**Instructions for the task:** Print the material below exactly as it stands, please, from its first line to the line holding "import matplotlib.pyplot as plt", with no pictures.

Begin Recorded data

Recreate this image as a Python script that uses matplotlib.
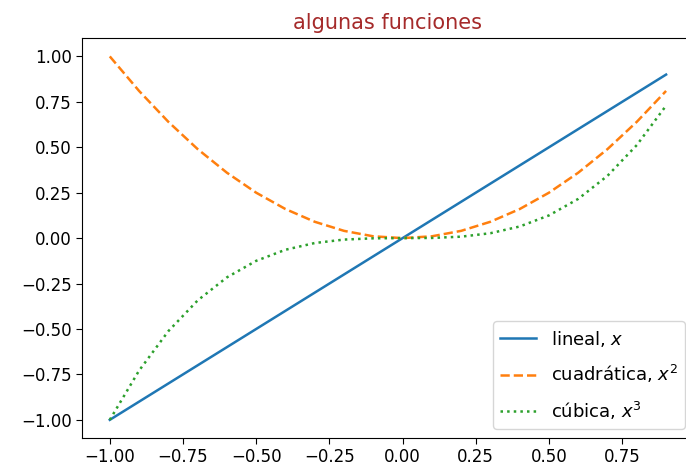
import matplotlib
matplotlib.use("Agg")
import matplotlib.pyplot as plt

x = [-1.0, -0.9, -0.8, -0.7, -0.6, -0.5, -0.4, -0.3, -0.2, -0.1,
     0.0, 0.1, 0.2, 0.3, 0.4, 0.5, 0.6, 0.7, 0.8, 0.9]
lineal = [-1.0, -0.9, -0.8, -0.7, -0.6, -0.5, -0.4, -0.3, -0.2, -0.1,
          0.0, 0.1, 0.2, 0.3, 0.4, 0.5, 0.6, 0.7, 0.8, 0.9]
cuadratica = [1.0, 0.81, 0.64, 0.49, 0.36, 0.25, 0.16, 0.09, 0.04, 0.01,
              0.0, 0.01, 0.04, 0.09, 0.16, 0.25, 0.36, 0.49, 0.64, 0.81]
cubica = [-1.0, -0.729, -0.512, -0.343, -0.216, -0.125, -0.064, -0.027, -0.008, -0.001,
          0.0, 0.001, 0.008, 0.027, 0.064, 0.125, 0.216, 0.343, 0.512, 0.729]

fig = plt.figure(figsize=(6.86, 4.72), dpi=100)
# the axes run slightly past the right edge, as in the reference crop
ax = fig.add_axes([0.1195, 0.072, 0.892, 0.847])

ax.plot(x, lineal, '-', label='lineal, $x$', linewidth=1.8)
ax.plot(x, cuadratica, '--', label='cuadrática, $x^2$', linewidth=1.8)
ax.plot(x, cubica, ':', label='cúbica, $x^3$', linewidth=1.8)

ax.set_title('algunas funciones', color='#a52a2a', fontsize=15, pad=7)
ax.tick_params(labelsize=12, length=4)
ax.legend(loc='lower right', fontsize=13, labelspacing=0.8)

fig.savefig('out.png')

End Recorded data

**Completed exercise:**
Recreate this image as a Python script that uses matplotlib.
import matplotlib
matplotlib.use("Agg")
import matplotlib.pyplot as plt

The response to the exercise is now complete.